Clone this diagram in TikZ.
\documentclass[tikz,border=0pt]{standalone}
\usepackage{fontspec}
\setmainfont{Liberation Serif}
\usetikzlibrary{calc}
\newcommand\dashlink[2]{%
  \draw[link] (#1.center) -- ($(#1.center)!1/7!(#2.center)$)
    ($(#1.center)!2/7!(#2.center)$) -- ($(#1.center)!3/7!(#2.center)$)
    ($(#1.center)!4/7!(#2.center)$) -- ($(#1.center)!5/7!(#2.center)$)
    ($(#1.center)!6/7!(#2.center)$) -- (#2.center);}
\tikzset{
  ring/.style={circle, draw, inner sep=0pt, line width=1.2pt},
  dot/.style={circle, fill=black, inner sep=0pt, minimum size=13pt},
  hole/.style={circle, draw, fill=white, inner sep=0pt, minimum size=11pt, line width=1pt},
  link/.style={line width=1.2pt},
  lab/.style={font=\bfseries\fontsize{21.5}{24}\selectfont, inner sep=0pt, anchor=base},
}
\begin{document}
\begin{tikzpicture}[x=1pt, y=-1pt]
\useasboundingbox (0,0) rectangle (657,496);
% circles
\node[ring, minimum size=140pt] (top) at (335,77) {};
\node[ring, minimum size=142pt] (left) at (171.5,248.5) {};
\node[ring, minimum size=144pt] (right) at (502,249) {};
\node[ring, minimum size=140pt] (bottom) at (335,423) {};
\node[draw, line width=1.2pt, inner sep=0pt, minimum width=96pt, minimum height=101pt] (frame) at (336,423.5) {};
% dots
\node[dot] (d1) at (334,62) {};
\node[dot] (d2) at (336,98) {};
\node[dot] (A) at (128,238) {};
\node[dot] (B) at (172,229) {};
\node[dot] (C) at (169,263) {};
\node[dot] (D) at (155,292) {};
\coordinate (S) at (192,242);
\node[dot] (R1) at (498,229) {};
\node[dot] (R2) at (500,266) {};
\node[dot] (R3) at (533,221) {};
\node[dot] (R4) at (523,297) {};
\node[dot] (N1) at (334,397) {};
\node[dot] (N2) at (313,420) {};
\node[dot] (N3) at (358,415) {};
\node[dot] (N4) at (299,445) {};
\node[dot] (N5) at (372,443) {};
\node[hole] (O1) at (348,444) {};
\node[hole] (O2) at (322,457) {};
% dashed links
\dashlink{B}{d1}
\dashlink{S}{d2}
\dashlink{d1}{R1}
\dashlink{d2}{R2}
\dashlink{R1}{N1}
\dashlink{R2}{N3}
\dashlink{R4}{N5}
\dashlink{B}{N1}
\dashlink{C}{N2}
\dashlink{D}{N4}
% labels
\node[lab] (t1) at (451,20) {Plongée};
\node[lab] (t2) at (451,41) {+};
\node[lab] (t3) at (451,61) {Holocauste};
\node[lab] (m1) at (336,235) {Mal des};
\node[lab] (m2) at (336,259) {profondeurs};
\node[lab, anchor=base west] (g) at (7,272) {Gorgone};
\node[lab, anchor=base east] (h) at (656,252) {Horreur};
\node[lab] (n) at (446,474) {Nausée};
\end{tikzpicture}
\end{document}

DESCRIPTION OF THE TASK -
Reproduce every line of the data verbatim.

EXERCISE RESULT -
Clone this diagram in TikZ.
\documentclass[tikz,border=0pt]{standalone}
\usepackage{fontspec}
\setmainfont{Liberation Serif}
\usetikzlibrary{calc}
\newcommand\dashlink[2]{%
  \draw[link] (#1.center) -- ($(#1.center)!1/7!(#2.center)$)
    ($(#1.center)!2/7!(#2.center)$) -- ($(#1.center)!3/7!(#2.center)$)
    ($(#1.center)!4/7!(#2.center)$) -- ($(#1.center)!5/7!(#2.center)$)
    ($(#1.center)!6/7!(#2.center)$) -- (#2.center);}
\tikzset{
  ring/.style={circle, draw, inner sep=0pt, line width=1.2pt},
  dot/.style={circle, fill=black, inner sep=0pt, minimum size=13pt},
  hole/.style={circle, draw, fill=white, inner sep=0pt, minimum size=11pt, line width=1pt},
  link/.style={line width=1.2pt},
  lab/.style={font=\bfseries\fontsize{21.5}{24}\selectfont, inner sep=0pt, anchor=base},
}
\begin{document}
\begin{tikzpicture}[x=1pt, y=-1pt]
\useasboundingbox (0,0) rectangle (657,496);
% circles
\node[ring, minimum size=140pt] (top) at (335,77) {};
\node[ring, minimum size=142pt] (left) at (171.5,248.5) {};
\node[ring, minimum size=144pt] (right) at (502,249) {};
\node[ring, minimum size=140pt] (bottom) at (335,423) {};
\node[draw, line width=1.2pt, inner sep=0pt, minimum width=96pt, minimum height=101pt] (frame) at (336,423.5) {};
% dots
\node[dot] (d1) at (334,62) {};
\node[dot] (d2) at (336,98) {};
\node[dot] (A) at (128,238) {};
\node[dot] (B) at (172,229) {};
\node[dot] (C) at (169,263) {};
\node[dot] (D) at (155,292) {};
\coordinate (S) at (192,242);
\node[dot] (R1) at (498,229) {};
\node[dot] (R2) at (500,266) {};
\node[dot] (R3) at (533,221) {};
\node[dot] (R4) at (523,297) {};
\node[dot] (N1) at (334,397) {};
\node[dot] (N2) at (313,420) {};
\node[dot] (N3) at (358,415) {};
\node[dot] (N4) at (299,445) {};
\node[dot] (N5) at (372,443) {};
\node[hole] (O1) at (348,444) {};
\node[hole] (O2) at (322,457) {};
% dashed links
\dashlink{B}{d1}
\dashlink{S}{d2}
\dashlink{d1}{R1}
\dashlink{d2}{R2}
\dashlink{R1}{N1}
\dashlink{R2}{N3}
\dashlink{R4}{N5}
\dashlink{B}{N1}
\dashlink{C}{N2}
\dashlink{D}{N4}
% labels
\node[lab] (t1) at (451,20) {Plongée};
\node[lab] (t2) at (451,41) {+};
\node[lab] (t3) at (451,61) {Holocauste};
\node[lab] (m1) at (336,235) {Mal des};
\node[lab] (m2) at (336,259) {profondeurs};
\node[lab, anchor=base west] (g) at (7,272) {Gorgone};
\node[lab, anchor=base east] (h) at (656,252) {Horreur};
\node[lab] (n) at (446,474) {Nausée};
\end{tikzpicture}
\end{document}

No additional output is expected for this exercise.